In today's Advent Calendar window, we are giving away two DVDs of ARABELLA – a lyrical comedy in three acts by Richard Strauss and Hugo von Hofmannsthal. If you would like to win one of the two DVDs, please write an e-mail with the subject ‘The 22nd window’ to advent@deutscheoperberlin.de.

Vienna, circa 1860. The financially strapped Count Waldner is lodging with his family in a Viennese hotel. His only path to solvency is for him to secure an advantageous marriage for one of his two daughters – and the family can only afford to present Arabella, the eldest, in the upper circles of society. To conceal the family’s indigence, the parents have raised Zdenka as a boy, dressing her accordingly. Arabella is not short of suitors but has resolved to wait for ‘Mr Right’. When Mandryka, an aristocrat from a distant region, arrives, he and Arabella are instantly smitten. Arabella only asks to be able to bid farewell to her friends and suitors at the Fasching ball that evening. At the ball, Arabella says goodbye to her admirers. There is also the young officer Matteo, with whom Zdenka is secretly in love and with whom she has formed a friendship under the guise of her disguise as a boy. Matteo, however, desires Arabella and is distraught when he realises the hopelessness of his love. Zdenka devises a plan: she fakes a letter from Arabella in which she promises Matteo a night of love together. But instead she wants to wait for him herself in the darkness of the hotel room. Mandryka learns of Arabella's alleged infidelity and goes to the hotel with the ball guests to surprise Arabella in flagrante delicto. Arabella, innocent of this, is initially shocked and saddened by Mandryka’s suspicions but forgives him when the mix-up is revealed for what it is. The two agree to marry, as do Zdenka and Matteo.
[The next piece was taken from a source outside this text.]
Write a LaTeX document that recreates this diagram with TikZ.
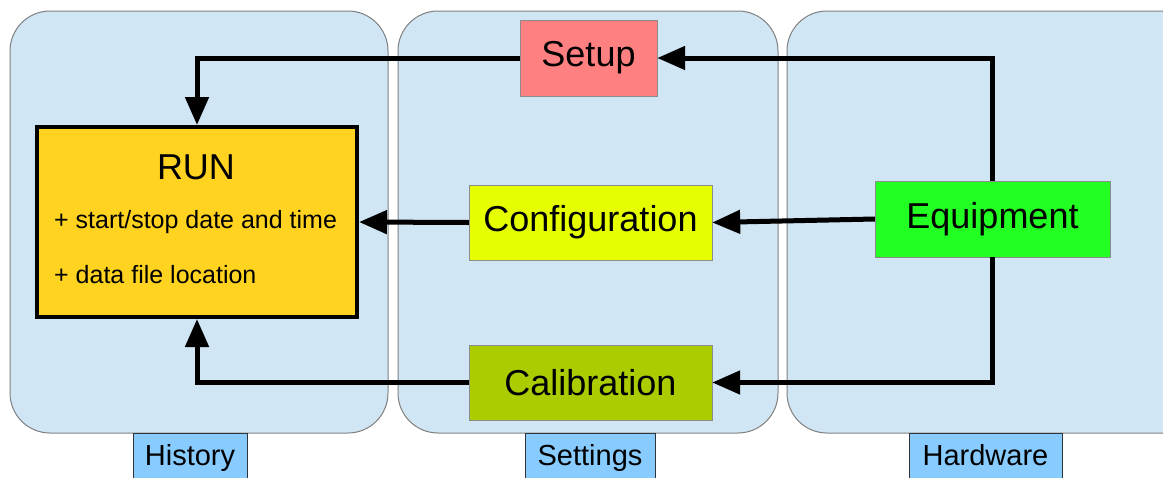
\documentclass[tikz,border=0pt]{standalone}
\usepackage{fontspec}
\setmainfont{Liberation Sans}
\usetikzlibrary{arrows.meta}
\definecolor{panelblue}{HTML}{D0E6F4}
\definecolor{tagblue}{HTML}{87CBFF}
\definecolor{setupred}{HTML}{FF8080}
\definecolor{confyellow}{HTML}{E6FF00}
\definecolor{calibgreen}{HTML}{AACC00}
\definecolor{equipgreen}{HTML}{22FF22}
\definecolor{runorange}{HTML}{FFD320}
\tikzset{
  panel/.style={draw=black!50, line width=1pt, fill=panelblue, rounded corners=40pt},
  tag/.style={draw=black!80, fill=tagblue, anchor=north, minimum height=50pt, inner sep=0pt,
    text height=21pt, text depth=6pt, font=\fontsize{29}{32}\selectfont},
  unit/.style={draw=black!45, inner sep=0pt, font=\fontsize{36}{40}\selectfont},
  conn/.style={line width=5pt, -{Triangle[length=28pt,width=23pt]}}
}
\begin{document}
\begin{tikzpicture}[x=1pt,y=-1pt]
      \useasboundingbox (0,0) rectangle (1163,477);
      % panels
      \draw[panel] (10,11) rectangle (388,433);
      \draw[panel] (398,11) rectangle (778,433);
      \draw[panel] (787,11) rectangle (1220,433);
      \node[tag, minimum width=114pt] (history) at (190,433) {History};
      \node[tag, minimum width=130pt] (settings) at (590,433) {Settings};
      \node[tag, minimum width=153pt] (hardware) at (985.5,433) {Hardware};
      % units
      \node[unit, fill=setupred, minimum width=137pt, minimum height=76pt] (setup) at (588.5,58) {Setup};
      \node[unit, fill=confyellow, minimum width=243pt, minimum height=75pt] (conf) at (590.5,222.5) {Configuration};
      \node[unit, fill=calibgreen, minimum width=243pt, minimum height=75pt] (calib) at (590.5,382.5) {Calibration};
      \node[unit, fill=equipgreen, minimum width=235pt, minimum height=76pt] (equip) at (992.5,219) {Equipment};
      \node[draw, line width=4pt, fill=runorange, minimum width=320pt, minimum height=190pt] (run) at (197,222) {};
      \node[font=\fontsize{36}{40}\selectfont] (runtitle) at (196,167) {RUN};
      \node[anchor=base west, inner sep=0pt, font=\fontsize{25}{28}\selectfont] (runstart) at (54,228) {+ start/stop date and time};
      \node[anchor=base west, inner sep=0pt, font=\fontsize{25}{28}\selectfont] (runfile) at (54,283) {+ data file location};
      % connectors
      \begin{scope}
        \draw[conn] (setup.west) -| (run.north);
        \draw[conn] (equip.north) |- (setup.east);
        \draw[conn] (equip.west) -- (conf.east);
        \draw[conn] (conf.west) -- (run.east);
        \draw[conn] (equip.south) |- (calib.east);
        \draw[conn] (calib.west) -| (run.south);
      \end{scope}
    \end{tikzpicture}
\end{document}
Richard Strauss’s orchestral richness and opulence coupled with the period Viennese setting of the work led to ARABELLA being falsely pigeonholed as a light-hearted comedy of errors from its 1933 premiere onwards. In the estimation of Tobias Kratzer, however, who triumphed at the Deutsche Oper with his production of Alexander von Zemlinsky’s THE DWARF, this final collaboration between Strauss and Hugo von Hofmannsthal marks a collision of two world views: the traditional roles of men and women on the one hand – as expressed in Arabella’s famous solo “Und du sollst mein Gebieter sein” – and a modern idea of social interaction on the other – as illustrated by Zdenka with her questioning of gender-based identities. Here, Kratzer turns the spotlight on this disunity between the various character portrayals in ARABELLA and explores these role-specific tensions on a continuum stretching from 19th-century Vienna to the present day. In the category of stage design, Manuel Braun, Jonas Dahl and Rainer Sellmaier were honoured with the renowned German Theatre Award DER FAUST 2023 for this production.
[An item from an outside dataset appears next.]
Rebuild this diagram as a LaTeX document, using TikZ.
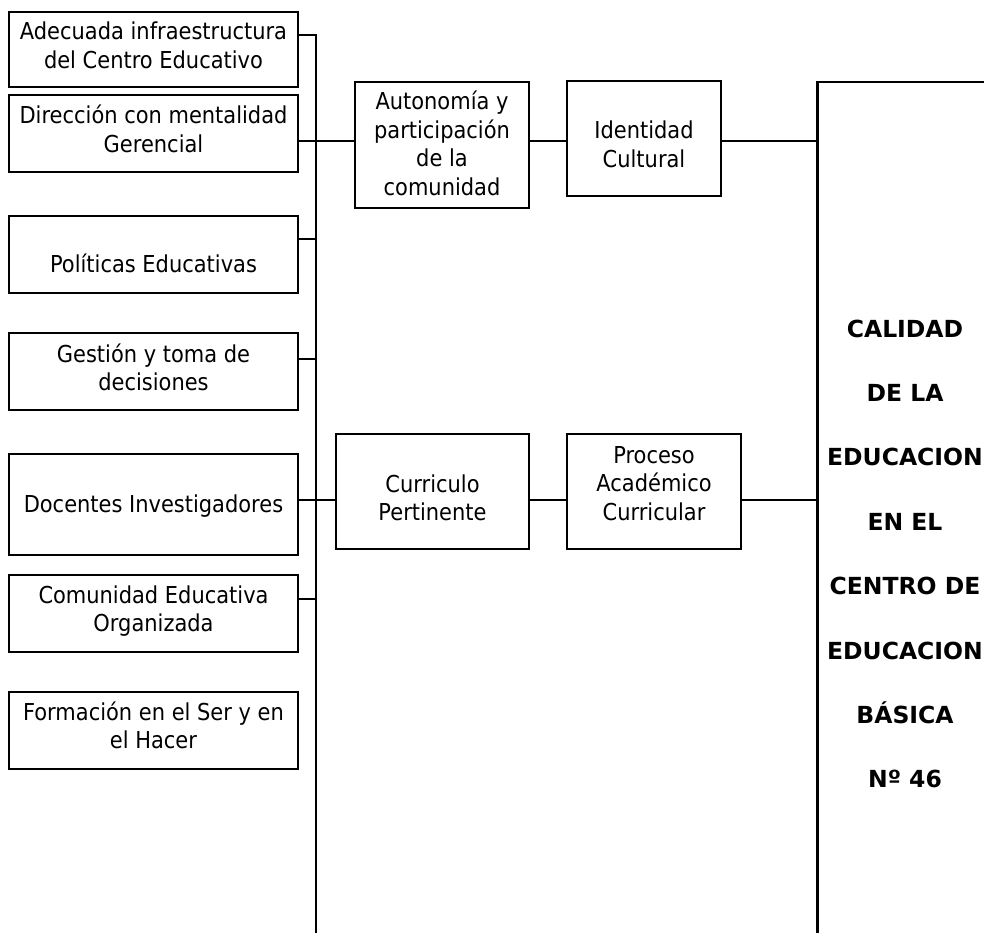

In this recording, under the baton of Sir Donald Runnicles, you will experience Albert Pesendorfer, Doris Soffel, Sara Jakubiak, Elena Tsallagova, Russell Braun, Robert Watson, Thomas Blondelle, Kyle Miller, Tyler Zimmerman, Hye-Young Moon, Lexi Hutton, Jörg Schörner and others, as well as the chorus and orchestra of the Deutsche Oper Berlin. The performances on 18 and 23 March 2023 were recorded by rbb Kultur and Naxos for this DVD.

We would like to thank the Naxos label for the great collaboration over the past few years, which documents recordings of DER ZWERG, DAS WUNDER DER HELIANE, FRANCESCA DA RIMINI, DER RING DES NIBELUNGEN, DER SCHATZGRÄBER, DIE MEISTERSINGER VON NÜRNBERG and ANTIKRIST. Richard Strauss' ARABELLA and INTERMEZZO will be released in the course of 2025.



Closing date: 22 December 2024. The winners will be informed by email on 23 December 2024. The DVDs will then be sent by post. There is no right of appeal.